▶ [Short task]: Can you transcribe every line exactly and leave the pictures behind?

▶ [Supplied material]:
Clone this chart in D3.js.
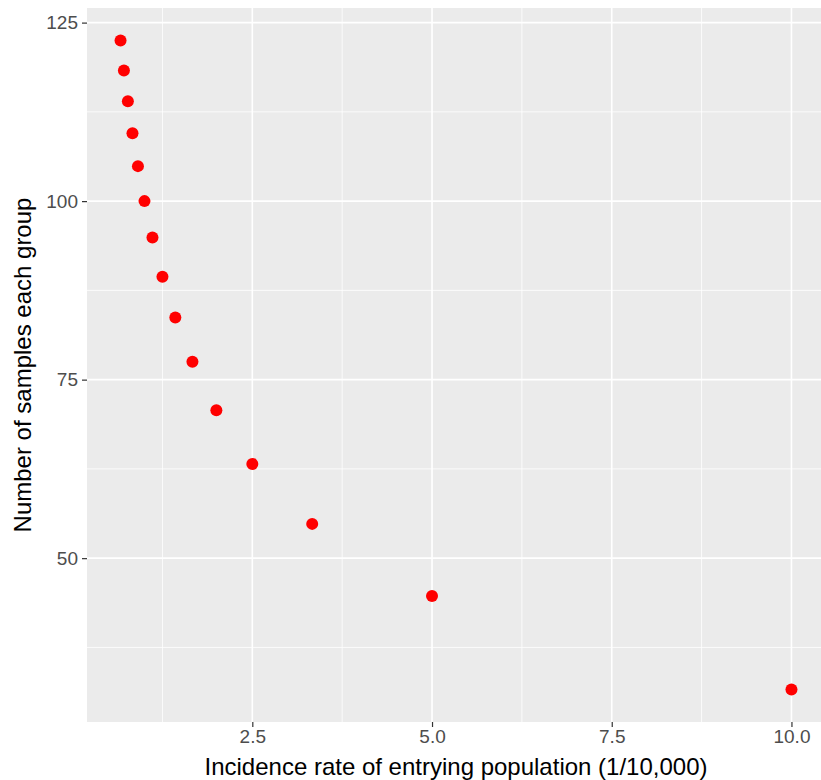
<!DOCTYPE html>
<html>
<head>
<meta charset="utf-8">
<script src="https://cdn.jsdelivr.net/npm/d3@7"></script>
<style>
  body { margin: 0; background: #fff; }
  svg { display: block; font-family: "Liberation Sans", Arial, sans-serif; }
</style>
</head>
<body>
<div id="root"></div>
<script>
// incidence rate (1/10,000) and samples per group
var incidence = [0.667, 0.714, 0.769, 0.833, 0.909, 1.0, 1.111, 1.25, 1.429, 1.667, 2.0, 2.5, 3.333, 5.0, 10.0];
var samples = [122.5, 118.3, 114.0, 109.5, 104.9, 100.0, 94.9, 89.4, 83.7, 77.5, 70.7, 63.2, 54.8, 44.7, 31.6];
var xTicks = [2.5, 5.0, 7.5, 10.0];
var xMinor = [1.25, 3.75, 6.25, 8.75];
var yTicks = [50, 75, 100, 125];
var yMinor = [37.5, 62.5, 87.5, 112.5];

function drawChart() {
    var width = 821;
    var height = 780;
    var pl = 87, pt = 8, pr = 825, pb = 722;

    var svg = d3.select("#root")
        .append("svg")
        .attr("width", width)
        .attr("height", height);

    // ggplot-style 5% expansion
    var xr = d3.extent(incidence), yr = d3.extent(samples);
    var xpad = (xr[1] - xr[0]) * 0.05, ypad = (yr[1] - yr[0]) * 0.05;
    var x = d3.scaleLinear().domain([xr[0] - xpad, xr[1] + xpad]).range([pl, pr]);
    var y = d3.scaleLinear().domain([yr[0] - ypad, yr[1] + ypad]).range([pb, pt]);

    // panel
    svg.append("rect")
        .attr("x", pl).attr("y", pt)
        .attr("width", pr - pl).attr("height", pb - pt)
        .attr("fill", "#EBEBEB");

    var grid = svg.append("g");
    grid.selectAll(".xminor").data(xMinor).enter().append("line")
        .attr("x1", d => x(d)).attr("x2", d => x(d))
        .attr("y1", pt).attr("y2", pb)
        .attr("stroke", "#fff").attr("stroke-width", 0.8);
    grid.selectAll(".yminor").data(yMinor).enter().append("line")
        .attr("y1", d => y(d)).attr("y2", d => y(d))
        .attr("x1", pl).attr("x2", pr)
        .attr("stroke", "#fff").attr("stroke-width", 0.8);
    grid.selectAll(".xmajor").data(xTicks).enter().append("line")
        .attr("x1", d => x(d)).attr("x2", d => x(d))
        .attr("y1", pt).attr("y2", pb)
        .attr("stroke", "#fff").attr("stroke-width", 1.6);
    grid.selectAll(".ymajor").data(yTicks).enter().append("line")
        .attr("y1", d => y(d)).attr("y2", d => y(d))
        .attr("x1", pl).attr("x2", pr)
        .attr("stroke", "#fff").attr("stroke-width", 1.6);

    // axes
    var x_axis = svg.append("g")
        .attr("transform", "translate(0," + pb + ")")
        .call(d3.axisBottom(x).tickValues(xTicks).tickFormat(d3.format(".1f")).tickSize(5).tickPadding(3));
    var y_axis = svg.append("g")
        .attr("transform", "translate(" + pl + ",0)")
        .call(d3.axisLeft(y).tickValues(yTicks).tickSize(5).tickPadding(4));

    [x_axis, y_axis].forEach(function (a) {
        a.select(".domain").remove();
        a.selectAll(".tick line").attr("stroke", "#333").attr("stroke-width", 1.2);
        a.selectAll(".tick text")
            .attr("fill", "#4D4D4D")
            .style("font-size", "19px")
            .style("font-family", "'Liberation Sans', Arial, sans-serif");
    });

    // points
    svg.selectAll(".marker")
        .data(incidence)
        .enter()
        .append("circle")
        .classed("marker", true)
        .attr("cx", d => x(d))
        .attr("cy", (d, i) => y(samples[i]))
        .attr("r", 6)
        .attr("fill", "#FF0000");

    // axis titles
    svg.append("text")
        .attr("x", (pl + pr) / 2).attr("y", 775)
        .attr("text-anchor", "middle")
        .style("font-size", "24px")
        .attr("fill", "#000")
        .text("Incidence rate of entrying population (1/10,000)");

    svg.append("text")
        .attr("transform", "translate(31," + ((pt + pb) / 2) + ") rotate(-90)")
        .attr("text-anchor", "middle")
        .style("font-size", "24px")
        .attr("fill", "#000")
        .text("Number of samples each group");
}

drawChart();
</script>
</body>
</html>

▶ [Written response]:
Clone this chart in D3.js.
<!DOCTYPE html>
<html>
<head>
<meta charset="utf-8">
<script src="https://cdn.jsdelivr.net/npm/d3@7"></script>
<style>
  body { margin: 0; background: #fff; }
  svg { display: block; font-family: "Liberation Sans", Arial, sans-serif; }
</style>
</head>
<body>
<div id="root"></div>
<script>
// incidence rate (1/10,000) and samples per group
var incidence = [0.667, 0.714, 0.769, 0.833, 0.909, 1.0, 1.111, 1.25, 1.429, 1.667, 2.0, 2.5, 3.333, 5.0, 10.0];
var samples = [122.5, 118.3, 114.0, 109.5, 104.9, 100.0, 94.9, 89.4, 83.7, 77.5, 70.7, 63.2, 54.8, 44.7, 31.6];
var xTicks = [2.5, 5.0, 7.5, 10.0];
var xMinor = [1.25, 3.75, 6.25, 8.75];
var yTicks = [50, 75, 100, 125];
var yMinor = [37.5, 62.5, 87.5, 112.5];

function drawChart() {
    var width = 821;
    var height = 780;
    var pl = 87, pt = 8, pr = 825, pb = 722;

    var svg = d3.select("#root")
        .append("svg")
        .attr("width", width)
        .attr("height", height);

    // ggplot-style 5% expansion
    var xr = d3.extent(incidence), yr = d3.extent(samples);
    var xpad = (xr[1] - xr[0]) * 0.05, ypad = (yr[1] - yr[0]) * 0.05;
    var x = d3.scaleLinear().domain([xr[0] - xpad, xr[1] + xpad]).range([pl, pr]);
    var y = d3.scaleLinear().domain([yr[0] - ypad, yr[1] + ypad]).range([pb, pt]);

    // panel
    svg.append("rect")
        .attr("x", pl).attr("y", pt)
        .attr("width", pr - pl).attr("height", pb - pt)
        .attr("fill", "#EBEBEB");

    var grid = svg.append("g");
    grid.selectAll(".xminor").data(xMinor).enter().append("line")
        .attr("x1", d => x(d)).attr("x2", d => x(d))
        .attr("y1", pt).attr("y2", pb)
        .attr("stroke", "#fff").attr("stroke-width", 0.8);
    grid.selectAll(".yminor").data(yMinor).enter().append("line")
        .attr("y1", d => y(d)).attr("y2", d => y(d))
        .attr("x1", pl).attr("x2", pr)
        .attr("stroke", "#fff").attr("stroke-width", 0.8);
    grid.selectAll(".xmajor").data(xTicks).enter().append("line")
        .attr("x1", d => x(d)).attr("x2", d => x(d))
        .attr("y1", pt).attr("y2", pb)
        .attr("stroke", "#fff").attr("stroke-width", 1.6);
    grid.selectAll(".ymajor").data(yTicks).enter().append("line")
        .attr("y1", d => y(d)).attr("y2", d => y(d))
        .attr("x1", pl).attr("x2", pr)
        .attr("stroke", "#fff").attr("stroke-width", 1.6);

    // axes
    var x_axis = svg.append("g")
        .attr("transform", "translate(0," + pb + ")")
        .call(d3.axisBottom(x).tickValues(xTicks).tickFormat(d3.format(".1f")).tickSize(5).tickPadding(3));
    var y_axis = svg.append("g")
        .attr("transform", "translate(" + pl + ",0)")
        .call(d3.axisLeft(y).tickValues(yTicks).tickSize(5).tickPadding(4));

    [x_axis, y_axis].forEach(function (a) {
        a.select(".domain").remove();
        a.selectAll(".tick line").attr("stroke", "#333").attr("stroke-width", 1.2);
        a.selectAll(".tick text")
            .attr("fill", "#4D4D4D")
            .style("font-size", "19px")
            .style("font-family", "'Liberation Sans', Arial, sans-serif");
    });

    // points
    svg.selectAll(".marker")
        .data(incidence)
        .enter()
        .append("circle")
        .classed("marker", true)
        .attr("cx", d => x(d))
        .attr("cy", (d, i) => y(samples[i]))
        .attr("r", 6)
        .attr("fill", "#FF0000");

    // axis titles
    svg.append("text")
        .attr("x", (pl + pr) / 2).attr("y", 775)
        .attr("text-anchor", "middle")
        .style("font-size", "24px")
        .attr("fill", "#000")
        .text("Incidence rate of entrying population (1/10,000)");

    svg.append("text")
        .attr("transform", "translate(31," + ((pt + pb) / 2) + ") rotate(-90)")
        .attr("text-anchor", "middle")
        .style("font-size", "24px")
        .attr("fill", "#000")
        .text("Number of samples each group");
}

drawChart();
</script>
</body>
</html>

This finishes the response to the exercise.